The limited number of WMLs did not allow for a location based subanalysis. However, we can confirm from our experience that the quality of SW images may be reduced near air-tissue interfaces, i.e. around the sinuses or in the mastoid and infratentorial regions [26] (Fig. 5). Further susceptibility effects potentially influence SWI patterns. Grabner et al. [18], analysing 3-T FLAIR/7-T SWI phase data overlays in eight MS patients, reported iron depositions to be found in nearly one-third of all plaques, accompanied by penetrating veins of any location and orientation in about 15 %. So-called susceptibility weighted (SW) sequences take advantage of the high susceptibility of materials with strong paramagnetic properties; for example, iron and venous blood [30, 31]. Technical aspects of susceptibility weighted imaging are described elsewhere in the literature.

Fig. 5
figure 5

Discordance between both readers in this case of an infratentorial WML (black arrow) may possibly be attributable to some degree of uncertainty in the co-registration of FLAIR (a) and susceptibility weighted (b) images when evaluating it for the presence of a central vein. Consensus reading rated this lesion negative for the CVS (white arrow)

Some study limitations may be addressed. Although we performed a lesion based analysis in a considerable number of defined WMLs, both the MS and non-MS group were small. A subanalysis as to lesion size and location cannot be expected to lead to significant results. Second, the mean number of lesions to be evaluated was higher in MS patients than in non-MS patients (four versus one per patient). This may potentially be a bias even in readers that are blinded to clinical information. As another limitation to our study, the problem of synchronisation of SWI and FLAIR images with different slice thickness has to be mentioned (Fig. 5).
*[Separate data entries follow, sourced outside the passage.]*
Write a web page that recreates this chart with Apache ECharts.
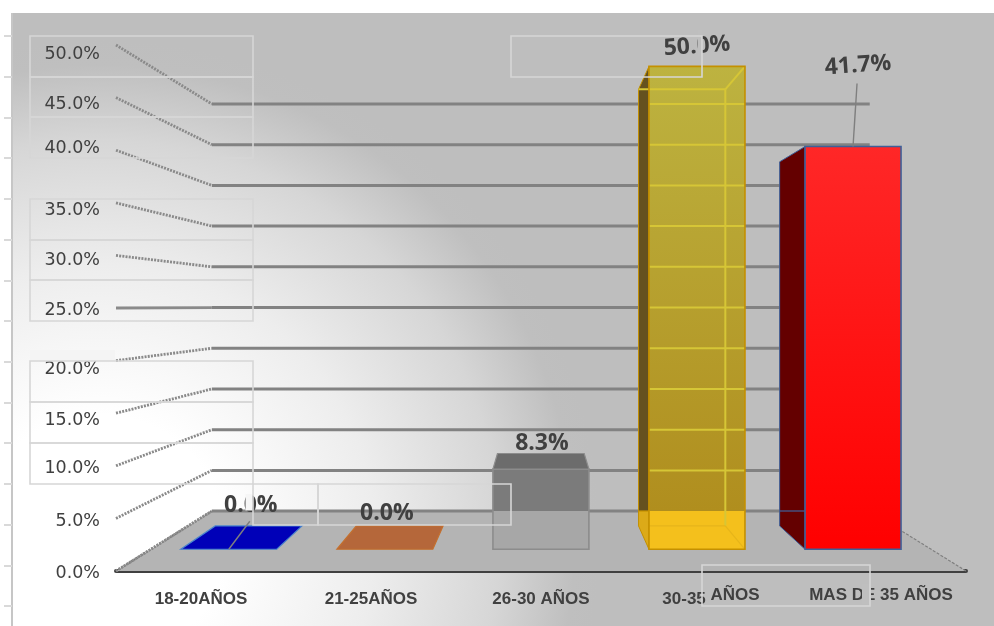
<!DOCTYPE html>
<html>
<head>
<meta charset="utf-8">
<style>html,body{margin:0;padding:0;background:#fff}#chart{width:994px;height:626px}</style>
<script src="https://cdn.jsdelivr.net/npm/echarts@6/dist/echarts.min.js"></script>
</head>
<body>
<div id="chart"></div>
<script>
// Age bands and their share of respondents
const categories = ['18-20AÑOS', '21-25AÑOS', '26-30 AÑOS', '30-35 AÑOS', 'MAS DE 35 AÑOS'];
const shares = [0, 0, 8.3, 50, 41.7];
const axisTicks = [0, 5, 10, 15, 20, 25, 30, 35, 40, 45, 50];

// Small vertical shifts of the tick labels, in pixels (positive = up)
const tickLift = { 0: -2, 5: -3, 10: -3, 15: -7, 20: -9, 25: -2, 30: -5, 35: -8, 40: 2, 45: -7, 50: -9 };

// Words of the category labels that sit a little higher than the rest
const raisedWords = { 3: 'AÑOS', 4: 'MAS DE 35 AÑOS' };

// Value label offsets from the top centre of each bar, and leader line starts
const labelOffsets = [[22, -44], [2, -36], [1, -26], [0, -20], [5, -81]];
const labelTilt = [0, 0, 0, 0.07, 0.07];
const leaderStarts = [[21, -28], null, null, null, [4, -63]];

const barSkins = [
  { top: '#0000b8', edge: '#4a84cc' },
  { top: '#b5673a', edge: '#c4702e' },
  { front: ['#7b7b7b', '#7b7b7b'], lower: '#a7a7a7', side: '#777777', sideLower: '#a0a0a0', top: '#6c6c6c', edge: '#8c8c8c' },
  { front: ['#bdb340', '#b08e1e'], lower: '#f4c01c', side: '#65511f', sideLower: '#dcaa18', top: null, edge: '#c49000', inner: '#d6c636' },
  { front: ['#ff2727', '#ff0000'], lower: null, side: '#640000', sideLower: null, top: null, edge: '#3e6099' }
];

// Perspective: every plane recedes toward one vanishing point
const VANISH = [540, 306];
const DEPTH = { wall: 0.774, barFront: 0.918, barBack: 0.83 };
const BAR_RATIO = 0.615;
const toDepth = (p, k) => [VANISH[0] + (p[0] - VANISH[0]) * k, VANISH[1] + (p[1] - VANISH[1]) * k];
const asPoints = (...pts) => pts;
const poly = (points, fill, stroke, lineWidth) => ({
  type: 'polygon', shape: { points }, style: { fill: fill || 'none', stroke: stroke || 'none', lineWidth: lineWidth || 0 }
});
const seg = (a, b, stroke, lineWidth, lineDash) => ({
  type: 'line', shape: { x1: a[0], y1: a[1], x2: b[0], y2: b[1] },
  style: { stroke, lineWidth, lineDash: lineDash || null, fill: 'none' }
});
const vGrad = (c) => ({ type: 'linear', x: 0, y: 0, x2: 0, y2: 1, colorStops: [{ offset: 0, color: c[0] }, { offset: 1, color: c[1] }] });

// Back wall rules and the receding lines that join them to the axis
function renderWall(params, api) {
  const v = api.value(0);
  const g = params.coordSys;
  const a = api.coord([0, v]);
  const start = [g.x, a[1]];
  const back = toDepth(start, DEPTH.wall);
  const end = toDepth([g.x + g.width, a[1]], DEPTH.wall);
  return { type: 'group', children: [
    seg(start, back, '#8a8a8a', 2.8, v === 25 ? null : [2, 1.2]),
    seg(back, end, '#828282', 3)
  ]};
}

function renderFloor(params) {
  const g = params.coordSys;
  const y = g.y + g.height;
  const fl = [g.x, y], fr = [g.x + g.width, y];
  const bl = toDepth(fl, DEPTH.wall), br = toDepth(fr, DEPTH.wall);
  return { type: 'group', children: [
    poly(asPoints(fl, fr, br, bl), '#b4b4b4'),
    seg(fl, bl, '#777777', 2.2, [1.5, 1.5]),
    seg(fr, br, '#808080', 1.2, [3, 1.5])
  ]};
}

function renderBar(params, api) {
  const idx = params.dataIndex;
  const skin = barSkins[idx];
  const c = api.coord([api.value(0), api.value(1)]);
  const base = api.coord([api.value(0), 0]);
  const half = api.size([1, 0])[0] * BAR_RATIO / 2;
  const front = (x, y) => toDepth([x, y], DEPTH.barFront);
  const rear = (x, y) => toDepth([x, y], DEPTH.barBack);
  const fTL = front(c[0] - half, c[1]), fTR = front(c[0] + half, c[1]);
  const fBL = front(c[0] - half, base[1]), fBR = front(c[0] + half, base[1]);
  const bTL = rear(c[0] - half, c[1]), bTR = rear(c[0] + half, c[1]);
  const bBL = rear(c[0] - half, base[1]), bBR = rear(c[0] + half, base[1]);
  const wallFloorY = toDepth(base, DEPTH.wall)[1];
  const kids = [];
  const hasHeight = fTL[1] < fBL[1] - 1;

  if (hasHeight) {
    // Left side face, darker above the floor line
    if (bTL[0] < fTL[0]) {
      kids.push(poly(asPoints(bTL, fTL, [fTL[0], wallFloorY], [bTL[0], wallFloorY]), skin.side, skin.edge, 1));
      kids.push(poly(asPoints([bTL[0], wallFloorY], [fTL[0], wallFloorY], fBL, bBL), skin.sideLower || skin.side, skin.edge, 1));
    }
    // Front face, seen through down to the floor
    const upperBottom = skin.lower ? wallFloorY : fBL[1];
    kids.push({ type: 'rect', shape: { x: fTL[0], y: fTL[1], width: fTR[0] - fTL[0], height: upperBottom - fTL[1] },
      style: { fill: vGrad(skin.front) } });
    if (skin.lower) {
      kids.push({ type: 'rect', shape: { x: fTL[0], y: wallFloorY, width: fTR[0] - fTL[0], height: fBL[1] - wallFloorY },
        style: { fill: skin.lower } });
    }
    if (skin.inner) {
      // Wall rules and rear edges glow through the glassy face
      axisTicks.forEach((t) => {
        const ruleY = toDepth(api.coord([0, t]), DEPTH.wall)[1];
        if (t > 0) kids.push(seg([fTL[0], ruleY], [fTR[0], ruleY], skin.inner, 2));
      });
      kids.push(seg(bTL, bTR, skin.inner, 2), seg(bTR, bBR, skin.inner, 2), seg(bTR, fTR, skin.inner, 2), seg(bBR, fBR, '#e6b41a', 1.2));
      kids.push(seg([fTL[0], bBL[1]], bBR, '#e6b41a', 1.2));
    }
    kids.push({ type: 'rect', shape: { x: fTL[0], y: fTL[1], width: fTR[0] - fTL[0], height: fBL[1] - fTL[1] },
      style: { fill: 'none', stroke: skin.edge, lineWidth: 1.6 } });
  }
  if (bTL[1] < fTL[1]) {
    kids.push(poly(asPoints(bTL, bTR, fTR, fTL), skin.top, skin.edge, 1.2));
  }
  return { type: 'group', children: kids };
}

function renderValueLabel(params, api) {
  const idx = params.dataIndex;
  const c = api.coord([api.value(0), api.value(1)]);
  const top = toDepth(c, DEPTH.barFront);
  const off = labelOffsets[idx];
  const kids = [];
  const lead = leaderStarts[idx];
  if (lead) kids.push(seg([top[0] + lead[0], top[1] + lead[1]], top, '#7f7f7f', 1.4));
  kids.push({ type: 'text', x: top[0] + off[0], y: top[1] + off[1], rotation: labelTilt[idx],
    style: { text: api.value(1).toFixed(1) + '%', fill: '#404040', font: "bold 23px 'Open Sans'", align: 'center', verticalAlign: 'middle' } });
  return { type: 'group', children: kids };
}

// Pale ruled cells laid over the plot
const cells = [
  [30, 36, 223, 41], [30, 77, 223, 40], [30, 117, 223, 41],
  [30, 199, 223, 41], [30, 240, 223, 40], [30, 280, 223, 41],
  [30, 361, 223, 41], [30, 402, 223, 41], [30, 443, 223, 41],
  [253, 484, 65, 41], [318, 484, 193, 41], [511, 36, 191, 41], [702, 565, 168, 41]
];
// Strips beside the cell rules where lettering drops out
const strips = [
  [30, 350, 85, 11, '#f4f4f4'], [245.5, 494, 7, 16.5, '#f6f6f6'], [697.5, 30, 4.5, 26, '#bfbfbf'], [862, 584, 9, 20, '#bfbfbf']
];

const tickRich = {};
axisTicks.forEach((t) => {
  const lift = tickLift[t];
  tickRich['t' + t] = {
    fontFamily: 'DejaVu Sans', fontSize: 17.5, color: '#404040', lineHeight: 20,
    padding: lift >= 0 ? [0, 0, lift * 2, 0] : [-lift * 2, 0, 0, 0]
  };
});

const catFont = { color: '#404040', fontFamily: 'Liberation Sans', fontWeight: 'bold', fontSize: 17, lineHeight: 28 };

const chart = echarts.init(document.getElementById('chart'), null, { renderer: 'canvas' });
chart.setOption({
  animation: false,
  backgroundColor: '#ffffff',
  graphic: { elements: [
    { type: 'rect', z: -10, shape: { x: 12, y: 13, width: 982, height: 613 },
      style: { fill: { type: 'radial', x: 100, y: 540, r: 500, global: true, colorStops: [
        { offset: 0, color: '#ffffff' }, { offset: 0.25, color: '#ffffff' }, { offset: 0.55, color: '#ededed' }, { offset: 0.8, color: '#d6d6d6' }, { offset: 0.95, color: '#bfbfbf' }, { offset: 1, color: '#bebebe' }
      ] } } },
    { type: 'line', z: -9, shape: { x1: 12, y1: 13, x2: 12, y2: 626 }, style: { stroke: '#c6c6c6', lineWidth: 2 } },
    ...strips.map((s) => ({ type: 'rect', z: 40, shape: { x: s[0], y: s[1], width: s[2], height: s[3] }, style: { fill: s[4] } })),
    ...cells.map((b) => ({ type: 'rect', z: 50, shape: { x: b[0], y: b[1], width: b[2], height: b[3] },
      style: { fill: 'none', stroke: '#d6d6d6', lineWidth: 1.6 } }))
  ]},
  grid: [
    { left: 116, right: 28, top: 45, bottom: 55 },
    { left: 12, width: 1, top: 36, bottom: 20 }
  ],
  xAxis: [
    { type: 'category', gridIndex: 0, data: categories, axisTick: { show: false },
      axisLine: { lineStyle: { color: '#404040', width: 4 } },
      axisLabel: { margin: 14, interval: 0,
        rich: { low: catFont, high: { ...catFont, padding: [0, 0, 8, 0] } },
        formatter: (name, i) => {
          const up = raisedWords[i];
          if (!up) return '{low|' + name + '}';
          const rest = name.slice(0, name.length - up.length);
          return (rest ? '{low|' + rest + '}' : '') + '{high|' + up + '}';
        } } },
    { type: 'value', gridIndex: 1, show: false }
  ],
  yAxis: [
    { type: 'value', gridIndex: 0, min: 0, max: 50, interval: 5,
      splitLine: { show: false }, axisLine: { show: false }, axisTick: { show: false },
      axisLabel: { margin: 16, rich: tickRich, formatter: (v) => '{t' + v + '|' + v.toFixed(1) + '%}' } },
    // Outer scale: bare ticks along the panel's left edge
    { type: 'value', gridIndex: 1, min: 0, max: 14, interval: 1, position: 'left',
      splitLine: { show: false }, axisLabel: { show: false },
      axisLine: { show: false }, axisTick: { show: true, length: 8, lineStyle: { color: '#d9d9d9', width: 2 } } }
  ],
  series: [
    { type: 'custom', name: 'floor', xAxisIndex: 0, yAxisIndex: 0, z: 2, silent: true, data: [[0, 0]], renderItem: renderFloor },
    { type: 'custom', name: 'wall', xAxisIndex: 0, yAxisIndex: 0, z: 3, silent: true, encode: { y: 0 },
      data: axisTicks.map((t) => [t]), renderItem: renderWall },
    { type: 'custom', name: 'bars', xAxisIndex: 0, yAxisIndex: 0, z: 4, encode: { x: 0, y: 1 },
      data: shares.map((v, i) => [i, v]), renderItem: renderBar },
    { type: 'custom', name: 'labels', xAxisIndex: 0, yAxisIndex: 0, z: 5, encode: { x: 0, y: 1 },
      data: shares.map((v, i) => [i, v]), renderItem: renderValueLabel }
  ]
});
</script>
</body>
</html>
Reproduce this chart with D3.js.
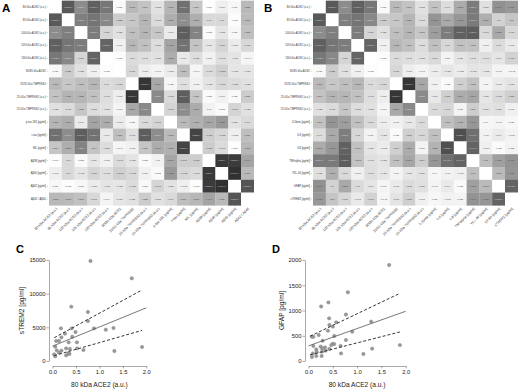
<!DOCTYPE html>
<html>
<head>
<meta charset="utf-8">
<script src="https://cdn.jsdelivr.net/npm/d3@7"></script>
<style>
  body { margin: 0; background: #fff; }
  svg { display: block; font-family: "Liberation Sans", Arial, sans-serif; }
</style>
</head>
<body>
<svg id="fig" width="520" height="390"></svg>
<script>
// labels shared by both matrices
const markerLabels = ["80 kDa ACE2 (a.u.)", "85 kDa ACE2 (a.u.)", "100 kDa ACE2 (a.u.)", "105 kDa ACE2 (a.u.)",
  "130 kDa ACE2 (a.u.)", "80/85 kDa ACE2", "25/55 kDa TMPRSS2", "25 kDa TMPRSS2 (a.u.)", "55 kDa TMPRSS2 (a.u.)"];
const csfLabels = ["p-tau 181 [pg/ml]", "t-tau [pg/ml]", "NfL [pg/ml]", "Aβ38 [pg/ml]", "Aβ40 [pg/ml]", "Aβ42 [pg/ml]", "Aβ42 / Aβ40"];
const bloodLabels = ["IL1beta [pg/ml]", "IL6 [pg/ml]", "IL8 [pg/ml]", "TNFalpha [pg/ml]", "YKL-40 [pg/ml]", "GFAP [pg/ml]", "sTREM2 [pg/ml]"];

// lower triangles (row i holds correlations with rows 0..i-1)
const markerCorr = [
  [],
  [0.737],
  [0.511, 0.568],
  [0.706, 0.612, 0.581],
  [0.603, 0.529, 0.186, 0.687],
  [0.026, 0.225, 0.132, 0.066, 0.012],
  [0.312, 0.248, 0.286, 0.322, 0.16, 0.178],
  [0.266, 0.329, 0.323, 0.276, 0.148, 0.075, 0.897],
  [0.132, 0.162, 0.255, 0.152, 0.133, 0.048, 0.387, 0.525]
];
const csfVsMarker = [
  [0.327, 0.361, 0.091, 0.403, 0.363, -0.089, 0.038, 0.163, 0.192],
  [0.637, 0.507, 0.714, 0.625, 0.096, 0.286, 0.143, 0.719, 0.507],
  [0.254, 0.362, 0.550, 0.264, 0.153, -0.044, 0.063, 0.256, 0.367],
  [0.007, 0.17, 0.022, 0.111, 0.062, -0.161, -0.121, 0.022, 0.060],
  [-0.069, 0.170, -0.115, 0.188, -0.142, -0.213, -0.173, 0.061, 0.023],
  [0.034, 0.013, 0.036, -0.087, -0.120, -0.113, -0.155, 0.025, 0.192],
  [0.313, 0.308, 0.278, 0.175, -0.044, 0.115, 0.132, 0.225, 0.132]
];
const csfCorr = [
  [],
  [0.308],
  [0.351, 0.831],
  [0.397, -0.216, -0.224],
  [0.453, -0.183, -0.161, 0.88],
  [0.128, -0.073, -0.009, 0.871, 0.914],
  [0.164, 0.289, 0.318, 0.404, 0.311, 0.757]
];
const bloodVsMarker = [
  [0.271, 0.477, 0.429, 0.281, 0.171, -0.079, 0.061, 0.101, 0.164],
  [0.149, 0.377, 0.576, 0.180, 0.054, -0.112, 0.022, 0.215, 0.179],
  [0.373, 0.462, 0.701, 0.275, 0.121, -0.083, 0.209, 0.369, 0.051],
  [0.586, 0.589, 0.721, 0.272, 0.142, -0.118, 0.275, 0.397, 0.224],
  [0.137, 0.357, 0.167, 0.068, 0.148, -0.112, 0.05, 0.112, 0.131],
  [0.490, 0.2, 0.383, 0.160, 0.114, 0.048, 0.093, 0.162, 0.136],
  [0.459, 0.260, 0.178, 0.093, 0.198, -0.043, 0.118, 0.213, 0.068]
];
const bloodCorr = [
  [],
  [0.278],
  [0.338, 0.782],
  [0.464, 0.641, 0.694],
  [0.040, -0.060, -0.066, 0.290],
  [0.048, 0.094, 0.023, 0.421, 0.308],
  [0.036, -0.059, 0.055, 0.479, 0.467, 0.692]
];

// scatter C and D: 80 kDa ACE2 vs sTREM2 / GFAP
const aceC = [0.81, 1.69, 0.40, 0.755, 0.755, 0.18, 0.41, 0.885, 1.137, 1.30, 0.266, 0.49, 0.42, 0.19, 0.08, 0.14,
  0.52, 0.345, 0.058, 0.29, 0.525, 0.37, 0.09, 0.19, 0.66, 1.91, 1.32, 0.14, 0.34, 0.036, 0.29, 0.058, 0.36];
const strem2 = [14850, 12280, 8070, 7280, 5940, 4850, 4850, 4850, 4650, 4900, 4060, 4300, 3610, 3510, 2970, 2970,
  2770, 2770, 2130, 1880, 1880, 1780, 1580, 1530, 1630, 2080, 1480, 1240, 1140, 990, 840, 690, 1040];
const fitC = [[0, 2200], [2.0, 7900]];
const ciUpperC = [[0.036, 3450], [1.91, 10550]];
const ciLowerC = [[0.036, 800], [1.91, 4550]];

const aceD = [1.66, 0.81, 0.41, 0.26, 0.77, 0.425, 0.57, 0.43, 0.5, 0.40, 0.90, 1.29, 0.53, 0.07, 0.10, 0.21, 0.77,
  0.29, 0.5, 0.53, 0.66, 0.10, 0.25, 0.34, 0.28, 0.47, 0.16, 0.17, 0.43, 1.88, 1.31, 0.28, 0.09, 0.16, 0.27, 0.67,
  1.13, 0.07, 0.35];
const gfap = [1900, 1360, 1160, 1080, 920, 845, 765, 713, 680, 600, 580, 780, 495, 480, 480, 515, 415,
  400, 340, 335, 300, 297, 285, 270, 250, 315, 230, 180, 240, 315, 245, 185, 150, 100, 100, 150,
  140, 80, 205];
const fitD = [[0, 300], [2.0, 985]];
const ciUpperD = [[0.03, 490], [1.88, 1340]];
const ciLowerD = [[0.03, 120], [1.88, 575]];

const xTicks = [0, 0.5, 1, 1.5, 2];
const yTicksC = [0, 5000, 10000, 15000];
const yTicksD = [0, 500, 1000, 1500, 2000];

const svg = d3.select("#fig");

function buildMatrix(rowsTop, cross, rowsBottom) {
  const n = rowsTop.length + rowsBottom.length;
  const m = d3.range(n).map(() => d3.range(n).map(() => null));
  rowsTop.forEach((row, i) => row.forEach((v, j) => { m[i][j] = v; m[j][i] = v; }));
  cross.forEach((row, i) => row.forEach((v, j) => { m[9 + i][j] = v; m[j][9 + i] = v; }));
  rowsBottom.forEach((row, i) => row.forEach((v, j) => { m[9 + i][9 + j] = v; m[9 + j][9 + i] = v; }));
  return m;
}

function stars(r) {
  const a = Math.abs(r);
  return a >= 0.58 ? "***" : a >= 0.48 ? "**" : a >= 0.37 ? "*" : "";
}

const fill = d3.scaleLinear().domain([0, 1]).range(["#ffffff", "#1e1e1e"]).clamp(true);
const fmt = d3.format(".3~f");

function drawMatrix(left, labels, matrix, letter, letterX) {
  const n = labels.length;
  const x = d3.scaleBand().domain(d3.range(n)).range([left, left + 204.8]);
  const y = d3.scaleBand().domain(d3.range(n)).range([0.6, 205.4]);
  const g = svg.append("g");

  const cells = [];
  matrix.forEach((row, i) => row.forEach((v, j) => cells.push({ i, j, v })));

  g.selectAll("rect").data(cells).enter().append("rect")
    .attr("x", d => x(d.j))
    .attr("y", d => y(d.i))
    .attr("width", x.bandwidth() + 0.2)
    .attr("height", y.bandwidth() + 0.2)
    .attr("fill", d => d.v === null ? "#fff" : fill(Math.abs(d.v)));

  g.selectAll("text.val").data(cells.filter(d => d.v !== null)).enter().append("text")
    .attr("class", "val")
    .attr("x", d => x(d.j) + x.bandwidth() / 2)
    .attr("y", d => y(d.i) + y.bandwidth() / 2 + 0.8)
    .attr("text-anchor", "middle")
    .attr("font-size", 2.3)
    .attr("fill", d => Math.abs(d.v) > 0.5 ? "#ddd" : "#444")
    .text(d => fmt(d.v) + stars(d.v));

  // row labels + small ticks, rotated column labels below
  labels.forEach((lab, i) => {
    const cy = y(i) + y.bandwidth() / 2;
    g.append("line").attr("x1", left - 2.5).attr("x2", left - 1).attr("y1", cy).attr("y2", cy)
      .attr("stroke", "#666").attr("stroke-width", 0.3);
    g.append("text").attr("x", left - 3.2).attr("y", cy + 0.9)
      .attr("text-anchor", "end").attr("font-size", 2.7).attr("fill", "#333").text(lab);
    const cx = x(i) + x.bandwidth() / 2;
    g.append("text")
      .attr("transform", `translate(${cx + 2},${209}) rotate(-45)`)
      .attr("text-anchor", "end").attr("font-size", 3.5).attr("fill", "#333").text(lab);
  });

  svg.append("text").attr("x", letterX).attr("y", 12)
    .attr("font-size", 11.5).attr("font-weight", "bold").text(letter);
}

drawMatrix(49, markerLabels.concat(csfLabels), buildMatrix(markerCorr, csfVsMarker, csfCorr), "A", 2);
drawMatrix(313, markerLabels.concat(bloodLabels), buildMatrix(markerCorr, bloodVsMarker, bloodCorr), "B", 264);

function drawScatter(opt) {
  const x = d3.scaleLinear().domain([0, 2]).range(opt.xr);
  const y = d3.scaleLinear().domain([0, opt.yMax]).range([361, 260]);
  const g = svg.append("g").attr("font-size", 5.6);

  const xa = g.append("g").attr("transform", "translate(0,366)")
    .call(d3.axisBottom(x).tickValues(xTicks).tickFormat(d3.format(".1f")).tickSize(2.5).tickSizeOuter(0));
  const ya = g.append("g").attr("transform", `translate(${opt.yAxisX},0)`)
    .call(d3.axisLeft(y).tickValues(opt.yTicks).tickFormat(d => d).tickSize(2.5).tickSizeOuter(0));
  [xa, ya].forEach(a => {
    a.attr("font-family", null).attr("font-size", 5.8);
    a.selectAll("path, line").attr("stroke", "#555").attr("stroke-width", 0.5);
    a.selectAll("text").attr("fill", "#222");
  });
  xa.selectAll("text").attr("dy", "0.9em").attr("y", 3);
  ya.selectAll("text").attr("x", -3.5);

  g.selectAll("circle").data(opt.xs).enter().append("circle")
    .attr("cx", d => x(d))
    .attr("cy", (d, i) => y(opt.ys[i]))
    .attr("r", 1.7)
    .attr("fill", "#9a9a9a")
    .attr("stroke", "#7a7a7a")
    .attr("stroke-width", 0.4);

  const line = d3.line().x(d => x(d[0])).y(d => y(d[1]));
  g.append("path").attr("d", line(opt.fit)).attr("fill", "none")
    .attr("stroke", "#555").attr("stroke-width", 0.8);
  [opt.ciUp, opt.ciLo].forEach(ci => {
    g.append("path").attr("d", line(ci)).attr("fill", "none")
      .attr("stroke", "#333").attr("stroke-width", 1).attr("stroke-dasharray", "3,2");
  });

  g.append("text").attr("x", (opt.xr[0] + opt.xr[1]) / 2).attr("y", 386.5)
    .attr("text-anchor", "middle").attr("font-size", 6.6).attr("fill", "#222").text("80 kDa ACE2 (a.u.)");
  g.append("text").attr("transform", `translate(${opt.titleX},310.5) rotate(-90)`)
    .attr("text-anchor", "middle").attr("font-size", 6.6).attr("fill", "#222").text(opt.yTitle);

  svg.append("text").attr("x", opt.letterX).attr("y", 252.5)
    .attr("font-size", 11).attr("font-weight", "bold").text(opt.letter);
}

drawScatter({ xr: [52.5, 146.3], yMax: 15000, yTicks: yTicksC, yAxisX: 49, xs: aceC, ys: strem2,
  fit: fitC, ciUp: ciUpperC, ciLo: ciLowerC, yTitle: "sTREM2 [pg/ml]", titleX: 23.5, letter: "C", letterX: 16 });
drawScatter({ xr: [308.5, 405.7], yMax: 2000, yTicks: yTicksD, yAxisX: 305, xs: aceD, ys: gfap,
  fit: fitD, ciUp: ciUpperD, ciLo: ciLowerD, yTitle: "GFAP [pg/ml]", titleX: 283.5, letter: "D", letterX: 272 });
</script>
</body>
</html>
It may be argued that this method entails the risk of misregistration when evaluating WMLs for a possible CVS. Finally, an acquisition time of almost 8 min for our SWI sequence has to be acknowledged.

In conclusion, the results of our study indicate that even though the CVS is not exclusively found in MS-WMLs, SWI may be a useful adjunct in patients with possible MS.